Another US study by the CDC looked at flu seasons from 2012 to 2015 and found the following:
- Flu vaccinations in young adults reduced their risk of flu-related general hospital admissions by 37%.
- Flu vaccinations in young adults reduced their risk of flu-related ICU admissions by 82%.
Getting vaccinated can help protect others around you with low immunity
The benefits of getting a yearly vaccine not only extend to you but to others around. This is a concept known as ‘herd immunity’, which means that if enough people are vaccinated, the virus finds it harder to spread because less people are getting infected. If someone with the flu is surrounded by people who have received the flu jab, it is far less likely to spread out to the wider population.
A small number of the population cannot safely receive the flu jab and therefore rely on herd immunity for protection.
The NHS advises that in long-stay residential homes, vaccines prevent the rapid spread of the flu among residents.

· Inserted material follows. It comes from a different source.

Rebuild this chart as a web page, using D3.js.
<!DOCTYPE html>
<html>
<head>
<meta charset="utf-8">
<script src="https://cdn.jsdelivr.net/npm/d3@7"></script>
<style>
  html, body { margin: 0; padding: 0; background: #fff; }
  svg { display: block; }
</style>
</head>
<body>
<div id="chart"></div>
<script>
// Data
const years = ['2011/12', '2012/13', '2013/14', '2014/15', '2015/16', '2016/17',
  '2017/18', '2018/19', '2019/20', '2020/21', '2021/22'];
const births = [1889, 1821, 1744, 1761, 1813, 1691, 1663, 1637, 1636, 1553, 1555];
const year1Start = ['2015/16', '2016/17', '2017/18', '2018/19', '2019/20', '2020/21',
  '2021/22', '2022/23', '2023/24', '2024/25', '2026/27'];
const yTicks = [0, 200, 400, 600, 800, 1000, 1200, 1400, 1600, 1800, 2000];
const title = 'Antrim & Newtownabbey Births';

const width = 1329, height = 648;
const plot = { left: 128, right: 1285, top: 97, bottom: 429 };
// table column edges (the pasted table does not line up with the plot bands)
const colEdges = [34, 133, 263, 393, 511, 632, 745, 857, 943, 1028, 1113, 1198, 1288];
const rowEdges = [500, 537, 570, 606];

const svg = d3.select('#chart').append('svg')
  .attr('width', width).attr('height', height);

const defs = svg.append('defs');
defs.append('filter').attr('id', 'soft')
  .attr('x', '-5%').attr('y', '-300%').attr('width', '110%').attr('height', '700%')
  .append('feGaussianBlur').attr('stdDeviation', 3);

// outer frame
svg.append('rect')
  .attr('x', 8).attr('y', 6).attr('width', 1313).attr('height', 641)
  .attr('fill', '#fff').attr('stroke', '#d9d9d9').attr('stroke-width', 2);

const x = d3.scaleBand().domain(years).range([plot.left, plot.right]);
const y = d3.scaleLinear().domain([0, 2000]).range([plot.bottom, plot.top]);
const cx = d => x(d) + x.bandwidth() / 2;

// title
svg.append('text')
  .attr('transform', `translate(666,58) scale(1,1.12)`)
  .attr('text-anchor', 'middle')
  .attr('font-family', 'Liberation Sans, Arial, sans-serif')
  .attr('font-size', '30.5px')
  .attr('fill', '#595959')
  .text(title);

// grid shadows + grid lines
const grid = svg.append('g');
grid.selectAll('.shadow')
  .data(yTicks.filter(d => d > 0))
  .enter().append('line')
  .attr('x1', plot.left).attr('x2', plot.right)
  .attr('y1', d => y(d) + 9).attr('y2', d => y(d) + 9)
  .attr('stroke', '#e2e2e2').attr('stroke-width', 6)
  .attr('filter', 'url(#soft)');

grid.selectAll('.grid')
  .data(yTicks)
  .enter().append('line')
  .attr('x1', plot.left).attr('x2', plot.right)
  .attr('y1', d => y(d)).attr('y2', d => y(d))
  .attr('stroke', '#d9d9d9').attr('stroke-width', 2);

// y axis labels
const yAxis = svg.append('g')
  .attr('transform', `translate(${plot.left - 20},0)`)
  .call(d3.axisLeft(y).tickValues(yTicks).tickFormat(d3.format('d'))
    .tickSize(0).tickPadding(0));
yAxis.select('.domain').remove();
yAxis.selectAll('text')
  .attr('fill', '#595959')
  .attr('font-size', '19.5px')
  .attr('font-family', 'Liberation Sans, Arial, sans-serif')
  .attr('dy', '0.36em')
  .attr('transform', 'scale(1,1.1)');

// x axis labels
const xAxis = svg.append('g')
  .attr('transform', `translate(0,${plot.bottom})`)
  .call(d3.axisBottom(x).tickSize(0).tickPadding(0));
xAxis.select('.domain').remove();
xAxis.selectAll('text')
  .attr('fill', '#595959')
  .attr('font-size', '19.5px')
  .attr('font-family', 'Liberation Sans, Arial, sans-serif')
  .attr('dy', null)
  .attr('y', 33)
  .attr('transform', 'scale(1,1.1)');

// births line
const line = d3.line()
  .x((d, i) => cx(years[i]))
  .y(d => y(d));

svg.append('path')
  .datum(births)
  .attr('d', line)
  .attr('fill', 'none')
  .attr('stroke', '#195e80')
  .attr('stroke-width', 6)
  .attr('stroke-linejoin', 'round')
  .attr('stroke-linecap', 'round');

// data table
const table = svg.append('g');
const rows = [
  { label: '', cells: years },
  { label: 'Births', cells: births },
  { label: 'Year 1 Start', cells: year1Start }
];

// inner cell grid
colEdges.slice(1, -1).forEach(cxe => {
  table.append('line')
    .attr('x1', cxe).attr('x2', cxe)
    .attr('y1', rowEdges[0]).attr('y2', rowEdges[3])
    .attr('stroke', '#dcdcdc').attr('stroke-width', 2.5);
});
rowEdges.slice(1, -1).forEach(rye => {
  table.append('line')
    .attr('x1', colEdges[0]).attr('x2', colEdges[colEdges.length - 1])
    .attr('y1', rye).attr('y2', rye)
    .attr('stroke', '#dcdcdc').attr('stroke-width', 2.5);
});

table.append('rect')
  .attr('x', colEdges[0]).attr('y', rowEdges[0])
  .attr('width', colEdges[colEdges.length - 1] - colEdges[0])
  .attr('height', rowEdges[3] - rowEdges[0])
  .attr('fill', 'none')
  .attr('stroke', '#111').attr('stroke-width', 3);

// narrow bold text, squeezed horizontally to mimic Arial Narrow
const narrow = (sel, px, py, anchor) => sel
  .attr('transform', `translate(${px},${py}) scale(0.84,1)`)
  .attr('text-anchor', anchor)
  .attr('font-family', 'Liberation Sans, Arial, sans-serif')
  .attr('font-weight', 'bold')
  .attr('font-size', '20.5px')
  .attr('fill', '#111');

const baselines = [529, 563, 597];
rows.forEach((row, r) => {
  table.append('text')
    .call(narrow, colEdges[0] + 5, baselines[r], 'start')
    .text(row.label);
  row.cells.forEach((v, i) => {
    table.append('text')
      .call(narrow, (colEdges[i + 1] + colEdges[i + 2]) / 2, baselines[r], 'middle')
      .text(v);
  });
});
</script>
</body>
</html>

The same could be said for other communal living set ups, e.g house shares and student halls.
Who is at risk from the flu?
For people who fall into an at risk category for the flu, it’s strongly recommended that they get vaccinated along with their partner. If you fall into an at risk group, however, the flu can be far more dangerous, leading to severe illness and even death. The at risk groups for flu are:
- Older people (e.g. the over-65s)
- Pregnant women
- People with certain long-term health conditions such as asthma, COPD, chronic kidney disease, hepatitis, Parkinson’s and diabetes
- People with a weakened immune system due to an illness, or as a result of medication or certain medical treatments (e.g. chemotherapy)

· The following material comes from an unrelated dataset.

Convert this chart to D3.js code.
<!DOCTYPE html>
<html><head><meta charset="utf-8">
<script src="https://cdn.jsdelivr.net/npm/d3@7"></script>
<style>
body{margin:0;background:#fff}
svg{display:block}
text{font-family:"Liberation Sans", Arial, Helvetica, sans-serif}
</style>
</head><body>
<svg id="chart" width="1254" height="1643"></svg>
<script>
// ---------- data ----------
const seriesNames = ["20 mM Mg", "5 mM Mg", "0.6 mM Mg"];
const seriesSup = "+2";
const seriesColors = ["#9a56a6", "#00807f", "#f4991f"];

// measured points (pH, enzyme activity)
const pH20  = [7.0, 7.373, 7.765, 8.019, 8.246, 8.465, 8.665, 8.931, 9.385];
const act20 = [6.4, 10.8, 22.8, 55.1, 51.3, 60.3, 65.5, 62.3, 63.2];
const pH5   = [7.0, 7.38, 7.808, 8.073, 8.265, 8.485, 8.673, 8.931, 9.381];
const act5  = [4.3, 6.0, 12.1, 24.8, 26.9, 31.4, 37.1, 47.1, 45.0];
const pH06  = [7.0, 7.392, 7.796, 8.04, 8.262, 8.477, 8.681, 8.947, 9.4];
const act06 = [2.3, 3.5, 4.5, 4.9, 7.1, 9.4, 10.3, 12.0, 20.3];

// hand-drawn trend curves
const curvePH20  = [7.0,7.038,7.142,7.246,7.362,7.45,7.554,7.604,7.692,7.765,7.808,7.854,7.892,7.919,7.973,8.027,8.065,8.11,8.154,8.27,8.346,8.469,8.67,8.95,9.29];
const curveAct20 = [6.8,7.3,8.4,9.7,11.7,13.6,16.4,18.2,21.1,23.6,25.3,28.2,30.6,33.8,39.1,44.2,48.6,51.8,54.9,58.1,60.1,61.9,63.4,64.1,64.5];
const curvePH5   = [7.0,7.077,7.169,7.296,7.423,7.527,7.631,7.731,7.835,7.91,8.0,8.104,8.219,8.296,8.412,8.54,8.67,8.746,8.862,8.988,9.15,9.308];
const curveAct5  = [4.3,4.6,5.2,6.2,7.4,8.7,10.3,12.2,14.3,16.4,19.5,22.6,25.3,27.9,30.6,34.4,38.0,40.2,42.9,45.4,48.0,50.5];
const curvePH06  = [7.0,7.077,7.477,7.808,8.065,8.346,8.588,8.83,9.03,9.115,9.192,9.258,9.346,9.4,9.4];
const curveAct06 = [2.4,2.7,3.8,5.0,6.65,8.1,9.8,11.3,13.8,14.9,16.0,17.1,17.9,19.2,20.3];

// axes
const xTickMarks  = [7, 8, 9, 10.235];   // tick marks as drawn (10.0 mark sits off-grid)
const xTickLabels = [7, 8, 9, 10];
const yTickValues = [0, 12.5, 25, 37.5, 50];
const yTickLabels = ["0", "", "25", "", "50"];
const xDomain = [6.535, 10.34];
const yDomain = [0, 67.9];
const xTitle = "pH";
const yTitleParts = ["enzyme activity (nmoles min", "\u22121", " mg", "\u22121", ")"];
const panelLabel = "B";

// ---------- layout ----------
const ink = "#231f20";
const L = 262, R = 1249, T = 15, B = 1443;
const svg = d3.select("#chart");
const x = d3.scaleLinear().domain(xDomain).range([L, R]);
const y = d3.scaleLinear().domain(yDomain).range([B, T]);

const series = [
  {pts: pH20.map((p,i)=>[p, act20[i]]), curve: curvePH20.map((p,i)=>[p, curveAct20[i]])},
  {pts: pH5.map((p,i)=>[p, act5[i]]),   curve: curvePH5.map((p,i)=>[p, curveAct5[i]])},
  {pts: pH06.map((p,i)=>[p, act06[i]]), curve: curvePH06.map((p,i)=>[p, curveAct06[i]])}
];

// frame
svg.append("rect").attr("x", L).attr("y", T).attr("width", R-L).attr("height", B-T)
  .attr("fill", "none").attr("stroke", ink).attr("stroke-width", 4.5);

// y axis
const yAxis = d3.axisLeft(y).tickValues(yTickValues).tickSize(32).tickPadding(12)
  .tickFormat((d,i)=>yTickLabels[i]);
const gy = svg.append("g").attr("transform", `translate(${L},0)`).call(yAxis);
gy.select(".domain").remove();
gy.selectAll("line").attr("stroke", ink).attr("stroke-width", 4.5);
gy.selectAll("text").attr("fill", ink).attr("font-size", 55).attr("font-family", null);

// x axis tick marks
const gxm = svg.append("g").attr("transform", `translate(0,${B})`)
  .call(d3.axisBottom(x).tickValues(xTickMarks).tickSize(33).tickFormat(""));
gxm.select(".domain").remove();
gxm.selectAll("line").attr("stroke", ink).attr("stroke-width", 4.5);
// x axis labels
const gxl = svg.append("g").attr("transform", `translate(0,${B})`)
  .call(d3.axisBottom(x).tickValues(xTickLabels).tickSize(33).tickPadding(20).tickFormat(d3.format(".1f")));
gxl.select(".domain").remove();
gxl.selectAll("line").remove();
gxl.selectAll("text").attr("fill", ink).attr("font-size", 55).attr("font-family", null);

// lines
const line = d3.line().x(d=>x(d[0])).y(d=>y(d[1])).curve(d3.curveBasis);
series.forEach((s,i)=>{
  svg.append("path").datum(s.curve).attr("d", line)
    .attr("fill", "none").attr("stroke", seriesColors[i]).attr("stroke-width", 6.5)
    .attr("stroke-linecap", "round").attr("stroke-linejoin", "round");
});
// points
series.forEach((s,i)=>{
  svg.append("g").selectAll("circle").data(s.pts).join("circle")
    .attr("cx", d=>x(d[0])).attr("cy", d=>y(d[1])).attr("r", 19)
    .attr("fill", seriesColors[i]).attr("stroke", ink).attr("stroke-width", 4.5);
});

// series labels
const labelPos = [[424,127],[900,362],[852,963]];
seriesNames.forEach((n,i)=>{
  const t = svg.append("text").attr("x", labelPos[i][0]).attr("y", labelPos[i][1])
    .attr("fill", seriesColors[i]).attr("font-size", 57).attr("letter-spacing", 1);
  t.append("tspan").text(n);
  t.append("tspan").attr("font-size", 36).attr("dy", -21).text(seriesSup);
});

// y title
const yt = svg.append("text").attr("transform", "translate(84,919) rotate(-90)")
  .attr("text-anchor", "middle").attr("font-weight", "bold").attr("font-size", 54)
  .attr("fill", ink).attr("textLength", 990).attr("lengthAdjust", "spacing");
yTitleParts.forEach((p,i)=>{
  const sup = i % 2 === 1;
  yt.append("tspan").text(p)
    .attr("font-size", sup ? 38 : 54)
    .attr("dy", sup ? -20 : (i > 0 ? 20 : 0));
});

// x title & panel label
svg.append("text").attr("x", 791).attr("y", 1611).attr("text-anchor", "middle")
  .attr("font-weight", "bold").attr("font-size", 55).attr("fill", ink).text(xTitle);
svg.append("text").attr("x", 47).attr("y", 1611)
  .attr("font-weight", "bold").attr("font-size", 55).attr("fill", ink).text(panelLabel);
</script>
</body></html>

When people from these groups contract the flu virus, they are far more likely to suffer serious complications such as bronchitis and pneumonia. People with pre-existing conditions may find that their illness worsens when they have the flu, and pregnant women may go into premature labour or even miscarry.
My partner falls into one of these groups. What should I do?

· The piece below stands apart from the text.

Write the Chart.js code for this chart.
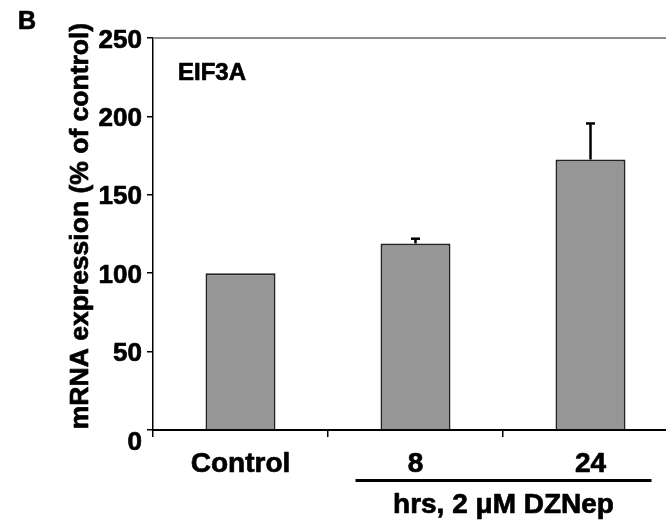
<!DOCTYPE html>
<html><head><meta charset="utf-8">
<script src="https://cdn.jsdelivr.net/npm/chart.js@4.4.0/dist/chart.umd.min.js"></script>
<style>html,body{margin:0;padding:0;overflow:hidden;background:#fff}#wrap{width:678px;height:528px}</style>
</head><body><div id="wrap"><canvas id="c" width="678" height="528"></canvas></div>
<script>
const categories = ['Control', '8', '24'];
const values = [100, 119, 172.5];
const errors = [0, 3, 23];
const yTicks = [0, 50, 100, 150, 200, 250];
const panelLabel = 'B';
const geneLabel = 'EIF3A';
const yTitle = 'mRNA expression (% of control)';
const groupLabel = 'hrs, 2 \u03BCM DZNep';
const FONT = '"Liberation Sans", Arial, sans-serif';

function txt(ctx, s, x, y) {
  ctx.fillText(s, x, y);
  ctx.strokeText(s, x, y);
}

const deco = {
  id: 'deco',
  afterDatasetsDraw(chart) {
    const ctx = chart.ctx, y = chart.scales.y;
    const meta = chart.getDatasetMeta(0);
    ctx.save();
    ctx.strokeStyle = '#000'; ctx.lineWidth = 2.5;
    values.forEach((v, i) => {
      if (!errors[i]) return;
      const cx = meta.data[i].x;
      const top = y.getPixelForValue(v + errors[i]);
      const base = y.getPixelForValue(v);
      ctx.beginPath(); ctx.moveTo(cx, base); ctx.lineTo(cx, top); ctx.stroke();
      ctx.beginPath(); ctx.moveTo(cx - 4.5, top); ctx.lineTo(cx + 4.5, top); ctx.stroke();
    });
    ctx.restore();
  },
  afterDraw(chart) {
    const ctx = chart.ctx, x = chart.scales.x, y = chart.scales.y, a = chart.chartArea;
    ctx.save();
    ctx.strokeStyle = '#8c8c8c'; ctx.lineWidth = 2;
    ctx.beginPath(); ctx.moveTo(a.left, a.top); ctx.lineTo(a.right, a.top); ctx.stroke();
    ctx.fillStyle = '#000'; ctx.strokeStyle = '#000'; ctx.lineWidth = 0.7; ctx.lineJoin = 'round';
    ctx.font = 'bold 26px ' + FONT; ctx.textAlign = 'right'; ctx.textBaseline = 'alphabetic';
    yTicks.forEach(t => {
      const py = y.getPixelForValue(t);
      txt(ctx, String(t), 142, t === 0 ? py + 20 : py + 9.5);
    });
    ctx.font = 'bold 28px ' + FONT; ctx.textAlign = 'center';
    categories.forEach((c, i) => txt(ctx, c, x.getPixelForValue(i), 472));
    const x1 = x.getPixelForValue(1), x2 = x.getPixelForValue(2);
    ctx.save();
    ctx.lineWidth = 3;
    ctx.beginPath(); ctx.moveTo(x1 - 60, 480.5); ctx.lineTo(x2 + 61, 480.5); ctx.stroke();
    ctx.restore();
    ctx.font = 'bold 28px ' + FONT;
    txt(ctx, groupLabel, (x1 - 60 + x2 + 61) / 2, 513);
    ctx.textAlign = 'left';
    ctx.font = 'bold 24px ' + FONT; txt(ctx, geneLabel, 178, 80);
    ctx.font = 'bold 25px ' + FONT; txt(ctx, panelLabel, 18, 29);
    ctx.save();
    ctx.translate(88, 226); ctx.rotate(-Math.PI / 2);
    ctx.textAlign = 'center'; ctx.font = 'bold 26.5px ' + FONT;
    txt(ctx, yTitle, 0, 0);
    ctx.restore();
    ctx.restore();
  }
};

new Chart(document.getElementById('c'), {
  type: 'bar',
  data: {
    labels: categories,
    datasets: [{
      data: values,
      backgroundColor: '#969696',
      borderColor: '#222',
      borderWidth: 2,
      categoryPercentage: 1,
      barPercentage: 0.4
    }]
  },
  options: {
    responsive: false,
    animation: false,
    devicePixelRatio: 1,
    layout: { padding: { top: 38, right: 0, left: 0, bottom: 0 } },
    plugins: { legend: { display: false }, tooltip: { enabled: false } },
    scales: {
      x: {
        grid: { offset: true, drawOnChartArea: false, drawTicks: true, tickLength: 7, color: '#000', lineWidth: 1.5 },
        border: { color: '#000', width: 2 },
        ticks: { display: false },
        afterFit(s) { s.height = 98; }
      },
      y: {
        min: 0, max: 250,
        afterBuildTicks(s) { s.ticks = yTicks.map(v => ({ value: v })); },
        grid: { drawOnChartArea: false, drawTicks: true, tickLength: 6, color: '#000', lineWidth: 1.5 },
        border: { color: '#000', width: 1.5 },
        ticks: { display: false },
        afterFit(s) { s.width = 153; }
      }
    }
  },
  plugins: [deco]
});
</script>
</body></html>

If your partner falls into an at risk category for the flu, it’s strongly advised that both of you receive the flu vaccine. This is because the flu vaccine is never 100% effective in preventing infection. Even if your partner has received the jab, they may still be vulnerable to infection; receiving the vaccine yourself will limit their exposure to the virus and reduce their risk.
Remember too that the flu vaccine changes every year. To stay protected both of you should get vaccinated once a year, ideally in October or early November.
Can I receive the flu jab for free?
You can receive the flu jab for free if you fall into one of the following groups:
- Pregnant women
- People with certain long-term medical conditions
- People with weakened immune systems
- Young children
- Health and social care workers
- Carers for the elderly or disabled
To find out if you qualify, talk to your GP. If you do not qualify for the free flu jab, but your partner is in an at risk group, it’s still recommended that you get vaccinated.
To book an appointment to receive the flu jab with LloydsPharmacy Online Doctor click here.
How else can I avoid the flu?
If you want to avoid contracting the flu, the best thing to do is receive the vaccine. In addition to getting vaccinated, you should also take these precautions during flu season:
- Wash your hands regularly with soap and warm water, particularly after spending times in crowds or on public transport
- Keep keyboards, kitchen counters, telephones and door handles clean
- Avoid sharing cutlery, crockery, towels or toothbrushes with other people
If you contract the flu and you’re concerned about passing it on to an at risk person, remember that the flu is spread by the germs in coughs and sneezes.
You should always cough and sneeze into tissues and throw them into a bin as soon as you’ve used them. Wash your hands regularly with soap and warm water, and try to avoid prolonged close contact with at risk people.